• WORK TO DO
Write out the material again word for word, dropping any images it holds.

• AVAILABLE DATA
"""

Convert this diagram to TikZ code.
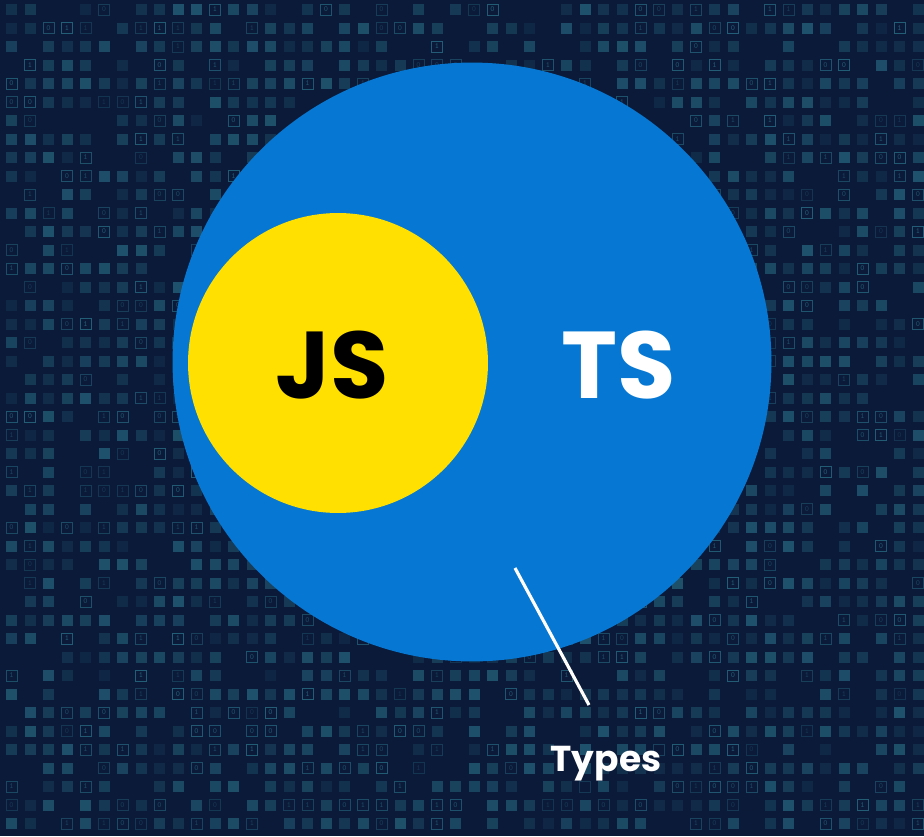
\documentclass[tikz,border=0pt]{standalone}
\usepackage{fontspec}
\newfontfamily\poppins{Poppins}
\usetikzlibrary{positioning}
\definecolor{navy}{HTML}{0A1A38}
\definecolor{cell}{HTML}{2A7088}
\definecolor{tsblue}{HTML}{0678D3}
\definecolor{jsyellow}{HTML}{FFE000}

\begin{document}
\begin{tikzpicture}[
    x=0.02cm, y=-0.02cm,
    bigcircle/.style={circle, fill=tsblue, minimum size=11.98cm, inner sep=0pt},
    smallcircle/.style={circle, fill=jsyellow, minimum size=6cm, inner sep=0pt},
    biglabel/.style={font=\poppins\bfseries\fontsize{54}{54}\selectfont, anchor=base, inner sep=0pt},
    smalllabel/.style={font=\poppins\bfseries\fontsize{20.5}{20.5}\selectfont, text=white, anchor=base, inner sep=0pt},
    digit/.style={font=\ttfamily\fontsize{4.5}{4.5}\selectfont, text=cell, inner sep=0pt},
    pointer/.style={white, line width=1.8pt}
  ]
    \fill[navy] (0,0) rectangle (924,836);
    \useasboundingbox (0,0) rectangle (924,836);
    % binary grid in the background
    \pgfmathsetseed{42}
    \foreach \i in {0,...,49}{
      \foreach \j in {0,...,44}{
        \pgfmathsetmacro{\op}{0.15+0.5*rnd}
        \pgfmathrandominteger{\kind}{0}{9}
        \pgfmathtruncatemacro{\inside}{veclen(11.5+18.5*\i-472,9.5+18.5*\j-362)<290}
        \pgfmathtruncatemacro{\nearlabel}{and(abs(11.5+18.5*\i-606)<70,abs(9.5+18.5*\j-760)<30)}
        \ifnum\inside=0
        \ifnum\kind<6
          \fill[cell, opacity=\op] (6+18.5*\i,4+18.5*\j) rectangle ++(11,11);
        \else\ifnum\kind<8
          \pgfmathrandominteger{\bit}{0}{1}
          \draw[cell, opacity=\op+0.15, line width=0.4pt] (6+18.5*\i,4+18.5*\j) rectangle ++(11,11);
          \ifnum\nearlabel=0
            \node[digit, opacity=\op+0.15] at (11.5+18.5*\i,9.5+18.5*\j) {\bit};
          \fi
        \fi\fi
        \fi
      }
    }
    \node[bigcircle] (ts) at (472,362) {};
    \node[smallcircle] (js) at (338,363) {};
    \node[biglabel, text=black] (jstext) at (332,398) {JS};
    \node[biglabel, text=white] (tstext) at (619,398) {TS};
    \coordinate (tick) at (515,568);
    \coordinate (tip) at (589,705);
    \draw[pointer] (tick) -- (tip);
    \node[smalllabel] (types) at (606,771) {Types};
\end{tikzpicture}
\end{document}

"""

• TASK RESULT
Convert this diagram to TikZ code.
\documentclass[tikz,border=0pt]{standalone}
\usepackage{fontspec}
\newfontfamily\poppins{Poppins}
\usetikzlibrary{positioning}
\definecolor{navy}{HTML}{0A1A38}
\definecolor{cell}{HTML}{2A7088}
\definecolor{tsblue}{HTML}{0678D3}
\definecolor{jsyellow}{HTML}{FFE000}

\begin{document}
\begin{tikzpicture}[
    x=0.02cm, y=-0.02cm,
    bigcircle/.style={circle, fill=tsblue, minimum size=11.98cm, inner sep=0pt},
    smallcircle/.style={circle, fill=jsyellow, minimum size=6cm, inner sep=0pt},
    biglabel/.style={font=\poppins\bfseries\fontsize{54}{54}\selectfont, anchor=base, inner sep=0pt},
    smalllabel/.style={font=\poppins\bfseries\fontsize{20.5}{20.5}\selectfont, text=white, anchor=base, inner sep=0pt},
    digit/.style={font=\ttfamily\fontsize{4.5}{4.5}\selectfont, text=cell, inner sep=0pt},
    pointer/.style={white, line width=1.8pt}
  ]
    \fill[navy] (0,0) rectangle (924,836);
    \useasboundingbox (0,0) rectangle (924,836);
    % binary grid in the background
    \pgfmathsetseed{42}
    \foreach \i in {0,...,49}{
      \foreach \j in {0,...,44}{
        \pgfmathsetmacro{\op}{0.15+0.5*rnd}
        \pgfmathrandominteger{\kind}{0}{9}
        \pgfmathtruncatemacro{\inside}{veclen(11.5+18.5*\i-472,9.5+18.5*\j-362)<290}
        \pgfmathtruncatemacro{\nearlabel}{and(abs(11.5+18.5*\i-606)<70,abs(9.5+18.5*\j-760)<30)}
        \ifnum\inside=0
        \ifnum\kind<6
          \fill[cell, opacity=\op] (6+18.5*\i,4+18.5*\j) rectangle ++(11,11);
        \else\ifnum\kind<8
          \pgfmathrandominteger{\bit}{0}{1}
          \draw[cell, opacity=\op+0.15, line width=0.4pt] (6+18.5*\i,4+18.5*\j) rectangle ++(11,11);
          \ifnum\nearlabel=0
            \node[digit, opacity=\op+0.15] at (11.5+18.5*\i,9.5+18.5*\j) {\bit};
          \fi
        \fi\fi
        \fi
      }
    }
    \node[bigcircle] (ts) at (472,362) {};
    \node[smallcircle] (js) at (338,363) {};
    \node[biglabel, text=black] (jstext) at (332,398) {JS};
    \node[biglabel, text=white] (tstext) at (619,398) {TS};
    \coordinate (tick) at (515,568);
    \coordinate (tip) at (589,705);
    \draw[pointer] (tick) -- (tip);
    \node[smalllabel] (types) at (606,771) {Types};
\end{tikzpicture}
\end{document}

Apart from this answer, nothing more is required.